October 6:
Some 800,000 barrels of crude oil have left Libya’s Al-Zueitina terminal bound for China, the first shipment since November 2015. The terminal is now being operated by Libyan laborers after foreign workers left due to security concerns. Zueitina is one of three previously-blockaded ports in Libya’s oil crescent region that reopened last month after forces after Khalifa Haftar took control of the terminals. Reopening ports has helped boost Libya’s oil production, which is still a fraction of the 1.6 million barrels per day (bpd) it was producing before the 2011 uprising. The National Oil Corp. hopes to raise oil production to 900,000 bpd by the end of the year, Libyan Express reports.
October 10:
PLA troops permanently stationed at sentry posts along the Indian border over 4,000 meters above sea level are allotted "47 kinds of special medicines for altitude sickness prevention and treatment," the official PLA Daily reports.
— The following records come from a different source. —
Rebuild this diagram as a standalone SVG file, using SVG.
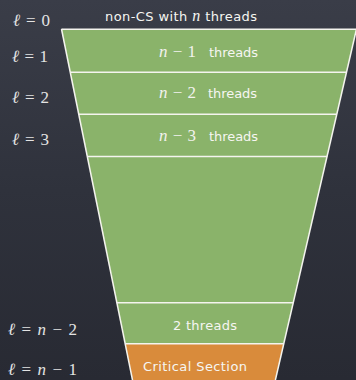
<svg xmlns="http://www.w3.org/2000/svg" width="356" height="380" viewBox="0 0 356 380">
<defs>
<linearGradient id="bg" x1="0" y1="0" x2="0" y2="1">
<stop offset="0" stop-color="#3a3d48"/>
<stop offset="0.5" stop-color="#2f323c"/>
<stop offset="1" stop-color="#282a33"/>
</linearGradient>
<style>
.lv{font-family:"Liberation Serif",serif;font-size:17px;fill:#e4e4e4}
.lv .it{font-style:italic}
.lb{font-family:"DejaVu Sans","Noto Sans",sans-serif;font-size:13px;fill:#f6f6f2}
.m{font-family:"Liberation Serif",serif;font-size:17px;fill:#f2f2ee}
.mi{font-family:"Liberation Serif",serif;font-style:italic}
.div{stroke:#f4f4ee;stroke-width:1.5;fill:none}
</style>
</defs>
<rect width="356" height="380" fill="url(#bg)"/>
<g id="funnel">
<polygon points="61.5,29 356.5,29 283.6,344 125.3,344" fill="#8ab36a"/>
<polygon points="125.3,344 283.6,344 275.4,380 132.5,380" fill="#d98b3b"/>
</g>
<g id="connectors">
<line class="div" x1="61.5" y1="29.3" x2="356" y2="29.3"/>
<line class="div" x1="70.2" y1="72.3" x2="346.6" y2="72.3"/>
<line class="div" x1="78.6" y1="114.3" x2="336.9" y2="114.3"/>
<line class="div" x1="87.2" y1="156.5" x2="327.2" y2="156.5"/>
<line class="div" x1="116.8" y1="302.7" x2="293.2" y2="302.7"/>
<line class="div" x1="125.3" y1="343.8" x2="283.6" y2="343.8"/>
<line class="div" x1="61.5" y1="29" x2="132.5" y2="380"/>
<line class="div" x1="356.5" y1="29" x2="275.4" y2="380"/>
</g>
<g id="level0">
<text class="lv" x="13" y="25.5" textLength="37" lengthAdjust="spacing"><tspan class="it">ℓ</tspan> = 0</text>
<text class="lb" x="105" y="21" textLength="152" lengthAdjust="spacing">non-CS with <tspan class="mi" font-size="16">n</tspan> threads</text>
</g>
<g id="level1">
<text class="lv" x="12" y="62" textLength="36" lengthAdjust="spacing"><tspan class="it">ℓ</tspan> = 1</text>
<text x="159" y="57" class="m" textLength="37" lengthAdjust="spacing"><tspan class="mi">n</tspan> − 1</text>
<text class="lb" x="209" y="57" textLength="49" lengthAdjust="spacing">threads</text>
</g>
<g id="level2">
<text class="lv" x="12" y="102.5" textLength="37" lengthAdjust="spacing"><tspan class="it">ℓ</tspan> = 2</text>
<text x="159" y="97.5" class="m" textLength="37" lengthAdjust="spacing"><tspan class="mi">n</tspan> − 2</text>
<text class="lb" x="208" y="97.5" textLength="49" lengthAdjust="spacing">threads</text>
</g>
<g id="level3">
<text class="lv" x="12" y="145" textLength="37" lengthAdjust="spacing"><tspan class="it">ℓ</tspan> = 3</text>
<text x="159" y="140.5" class="m" textLength="37" lengthAdjust="spacing"><tspan class="mi">n</tspan> − 3</text>
<text class="lb" x="209" y="140.5" textLength="49" lengthAdjust="spacing">threads</text>
</g>
<g id="levelN2">
<text class="lv" x="8" y="335" textLength="69" lengthAdjust="spacing"><tspan class="it">ℓ</tspan> = <tspan class="it">n</tspan> − 2</text>
<text class="lb" x="173" y="329.5" textLength="64" lengthAdjust="spacing">2 threads</text>
</g>
<g id="levelN1">
<text class="lv" x="8" y="375" textLength="69" lengthAdjust="spacing"><tspan class="it">ℓ</tspan> = <tspan class="it">n</tspan> − 1</text>
<text class="lb" x="143" y="371" font-size="14" textLength="104" lengthAdjust="spacing">Critical Section</text>
</g>
</svg>
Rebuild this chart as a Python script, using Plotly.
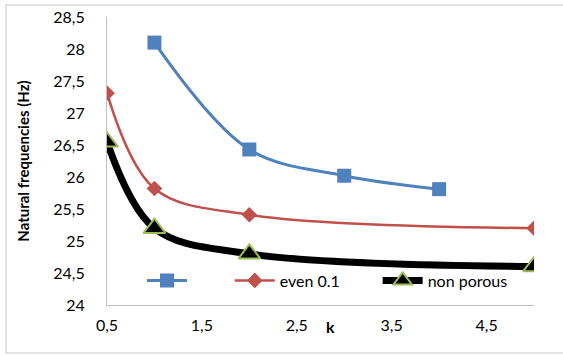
import plotly.graph_objects as go

k_blue = [1, 2, 3, 4]
f_blue = [28.1, 26.43, 26.02, 25.81]
k_even = [0.5, 1, 2, 5]
f_even = [27.31, 25.82, 25.41, 25.2]
k_nonp = [0.5, 1, 2, 5]
f_nonp = [26.55, 25.2, 24.8, 24.6]

x_ticks = [0.5, 1.5, 2.5, 3.5, 4.5]
y_ticks = [24, 24.5, 25, 25.5, 26, 26.5, 27, 27.5, 28, 28.5]

font = "Lato, Carlito, Calibri, sans-serif"
pad = "&nbsp;"

fig = go.Figure()

fig.add_trace(go.Scatter(
    x=k_blue, y=f_blue, name=pad * 8, mode="lines+markers",
    line=dict(color="#4F81BD", width=3, shape="spline", smoothing=1),
    marker=dict(symbol="square", size=14, color="#4F81BD"),
))
fig.add_trace(go.Scatter(
    x=k_even, y=f_even, name="even 0.1" + pad * 8, mode="lines+markers",
    line=dict(color="#C0504D", width=2.5, shape="spline", smoothing=1),
    marker=dict(symbol="diamond", size=12, color="#C0504D"),
))
fig.add_trace(go.Scatter(
    x=k_nonp, y=f_nonp, name="non porous", mode="lines+markers",
    line=dict(color="black", width=7, shape="spline", smoothing=1),
    marker=dict(symbol="triangle-up", size=19, color="black",
                line=dict(color="#9BBB59", width=2)),
))

fig.update_layout(
    width=563, height=356,
    margin=dict(l=107, r=29, t=17, b=51),
    paper_bgcolor="white", plot_bgcolor="white",
    separators=", ",
    font=dict(family=font, size=16, color="black"),
    showlegend=True,
    legend=dict(orientation="h", x=35 / 427, y=0.085, xanchor="left", yanchor="middle",
                bgcolor="rgba(0,0,0,0)", font=dict(size=16), itemwidth=40,
                tracegroupgap=0),
)

fig.update_xaxes(
    range=[0.5, 5], tickvals=x_ticks, showgrid=False, zeroline=False,
    showline=True, linecolor="#BFBFBF", linewidth=1,
    ticks="", ticklabelstandoff=6, automargin=False,
)
fig.update_yaxes(
    range=[24, 28.5], tickvals=y_ticks, showgrid=False, zeroline=False,
    showline=True, linecolor="#BFBFBF", linewidth=1,
    ticks="", ticklabelstandoff=18, automargin=False,
    title=dict(text="<b>Natural frequencies (Hz)</b>", font=dict(size=15), standoff=20),
)

fig.add_annotation(text="<b>k</b>", xref="paper", yref="paper",
                   x=(330 - 107) / 427, y=-(338 - 305) / 288,
                   showarrow=False, font=dict(size=16))

# chart border
fig.add_shape(type="rect", xref="paper", yref="paper",
              x0=-(107 - 6) / 427, x1=1.2, y0=-(353 - 305) / 288, y1=(305 - 5) / 288,
              line=dict(color="#D9D9D9", width=1.5))

fig.write_html("out.html", config={"displayModeBar": False},
               post_script="document.body.style.margin='0';")
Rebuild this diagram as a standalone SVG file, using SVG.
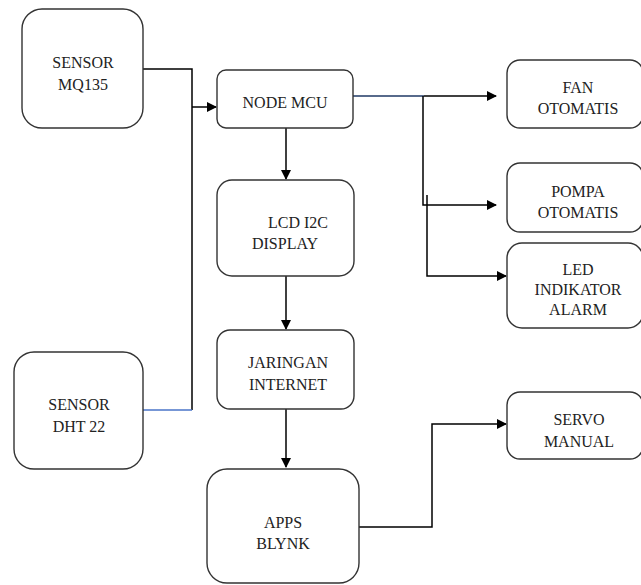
<svg xmlns="http://www.w3.org/2000/svg" width="641" height="585" viewBox="0 0 641 585">
<defs>
<style>
.box{fill:#fff;stroke:#333;stroke-width:1.4}
.t{font-family:'Liberation Serif','Times New Roman',serif;font-size:16px;fill:#222;text-anchor:middle}
.c{fill:none;stroke:#000;stroke-width:1.5}
</style>
<marker id="ah" markerWidth="10" markerHeight="10" refX="9" refY="5" orient="auto" markerUnits="userSpaceOnUse">
<path d="M0,0 L10,5 L0,10 z" fill="#000"/>
</marker>
</defs>
<rect width="641" height="585" fill="#fff"/>
<g id="connectors">
<path class="c" d="M143,69 H192 V410"/>
<path class="c" d="M143,410 H192" style="stroke:#4a74c8"/>
<path class="c" d="M192,107 H216" marker-end="url(#ah)"/>
<path class="c" d="M353,96 H424" style="stroke:#1f3864"/>
<path class="c" d="M424,96 H496" marker-end="url(#ah)"/>
<path class="c" d="M423,96 V205 H496" marker-end="url(#ah)"/>
<path class="c" d="M427,195 V276 H506" marker-end="url(#ah)"/>
<path class="c" d="M286,128 V179" marker-end="url(#ah)"/>
<path class="c" d="M286,276 V329" marker-end="url(#ah)"/>
<path class="c" d="M286,409 V467" marker-end="url(#ah)"/>
<path class="c" d="M359,527 H432 V424 H506" marker-end="url(#ah)"/>
</g>
<g id="sensor-mq135">
<rect class="box" x="22" y="9" width="121" height="119" rx="20"/>
<text class="t" x="83" y="68">SENSOR</text>
<text class="t" x="83" y="90">MQ135</text>
</g>
<g id="sensor-dht22">
<rect class="box" x="14" y="352" width="129" height="117" rx="20"/>
<text class="t" x="79" y="410">SENSOR</text>
<text class="t" x="79" y="432">DHT 22</text>
</g>
<g id="node-mcu">
<rect class="box" x="217" y="70" width="136" height="58" rx="9"/>
<text class="t" x="285" y="108">NODE MCU</text>
</g>
<g id="lcd">
<rect class="box" x="217" y="180" width="137" height="96" rx="15"/>
<text class="t" x="298" y="228">LCD I2C</text>
<text class="t" x="285" y="249">DISPLAY</text>
</g>
<g id="jaringan">
<rect class="box" x="217" y="330" width="137" height="79" rx="13"/>
<text class="t" x="288" y="368">JARINGAN</text>
<text class="t" x="288" y="390">INTERNET</text>
</g>
<g id="apps-blynk">
<rect class="box" x="207" y="469" width="152" height="114" rx="20"/>
<text class="t" x="283" y="528">APPS</text>
<text class="t" x="283" y="549">BLYNK</text>
</g>
<g id="fan">
<rect class="box" x="507" y="60" width="136" height="68" rx="13"/>
<text class="t" x="578" y="93">FAN</text>
<text class="t" x="578" y="114">OTOMATIS</text>
</g>
<g id="pompa">
<rect class="box" x="507" y="163" width="136" height="69" rx="13"/>
<text class="t" x="578" y="197">POMPA</text>
<text class="t" x="578" y="218">OTOMATIS</text>
</g>
<g id="led">
<rect class="box" x="507" y="243" width="136" height="85" rx="15"/>
<text class="t" x="578" y="275">LED</text>
<text class="t" x="578" y="295">INDIKATOR</text>
<text class="t" x="578" y="315">ALARM</text>
</g>
<g id="servo">
<rect class="box" x="507" y="392" width="136" height="67" rx="13"/>
<text class="t" x="579" y="425">SERVO</text>
<text class="t" x="579" y="447">MANUAL</text>
</g>
</svg>
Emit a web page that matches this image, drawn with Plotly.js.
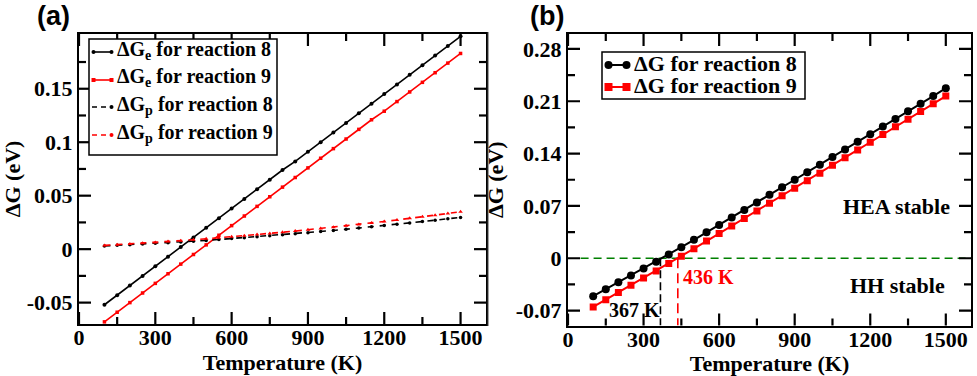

In recent years PLA plateau troops have received a greater "variety, quantity and quality of special medicines" to prevent altitude disease and as a result, the morbidity rate and number of cases of severe altitude sickness have been sharply reduced. The Health Bureau of the Logistics Support Department under the Central Military Commission has allocated "special medicines" to those temporally entering areas over 3,000 meters for combat-readiness training and drills. "The existing special medicines for altitude disease prevention and treatment will be upgraded, and the constant and fast and accurate supply of the special medicines to plateau troops will be enhanced."
October 13:
At a national meeting attended by Politburo Standing Committee members Wang Qishan, Zhang Gaoli, and Liu Yunshan, President and CPC General Secretary Xi Jinping announced that the Party has control over China’s 106 state companies. "Party leadership and building the role of the party are the root and soul for state-owned enterprises. The party’s leadership in state-owned enterprises is a major political principle, and that principle must be insisted on," Xi said in comments carried by the official Xinhua news agency. State-owned companies, which command nearly 40 percent of China’s industrial assets, ensure the CPC’s tight control over the economy, the New York Times reports. Xi called for enhanced supervision over officials at SOEs. By 2015, the powerful discipline and inspection commission, headed by Wang had detained 124 top executives from China’s state enterprises.
October 20:
Local authorities in Xinjiang’s Ili prefecture are requiring residents to hand in their passports and provide biometric data to get them back. "Please hand in your passports for annual review at the police station in the district of your household registration, or at the Shihezi municipal police department, after which all passports will be held by the police department," said a statement dated October 19 posted to the Shihezi municipal police department social media accounts. The rules require "biometric data," including a DNA sample, fingerprints, a voice-print sample, and a 3D body scan image, to be lodged with police before an application can be processed. "Those who do not comply will have to bear the consequences, which include not being permitted to leave the country. All future applicants for passports be required to present themselves at their local police station for the collection of biometric data."
October 22:
Investigators from the CPC Central Commission for Discipline Inspection (CCDI) are conducting "political health checks" on government agencies and at least 60 Chinese corporations across China. They interrogate officials, frequently rebuke them, and "demand unflinching loyalty to President Xi Jinping and the Communist Party," the New York Times reports. The CCDI has become a political inquisitor, investigating the loyalty and commitment of cadres to Mr. Xi. This month at the Ministry of Public Security in Beijing, hundreds of officers watched as investigators excoriated senior officials for lacking "political judgment" and demanded loyalty to the center. "Loyalty to the party is the top political imperative," said then Minister of Public Security Guo Shengkun, who vowed to make his officers "even more steadfastly and conscientiously" obedient. "The entire party must safeguard the authority of the party center," Mr. Xi said in remarks featured recently on the commission’s website. "The challenge that worries us most comes from within, from within the PRC and from within our own party. I’ve said there’ll be no end to this, because if there’s a backlash, there’ll be big problems," said Wang, the CCDI secretary, in a closed-door speech to inspectors last year. "We are very concerned about the expanding scope and uncertain duration of CCDI investigations, which appear to have extended nationwide and to practically every sector of the economy," said James Zimmerman, chairman of the American Chamber of Commerce in China.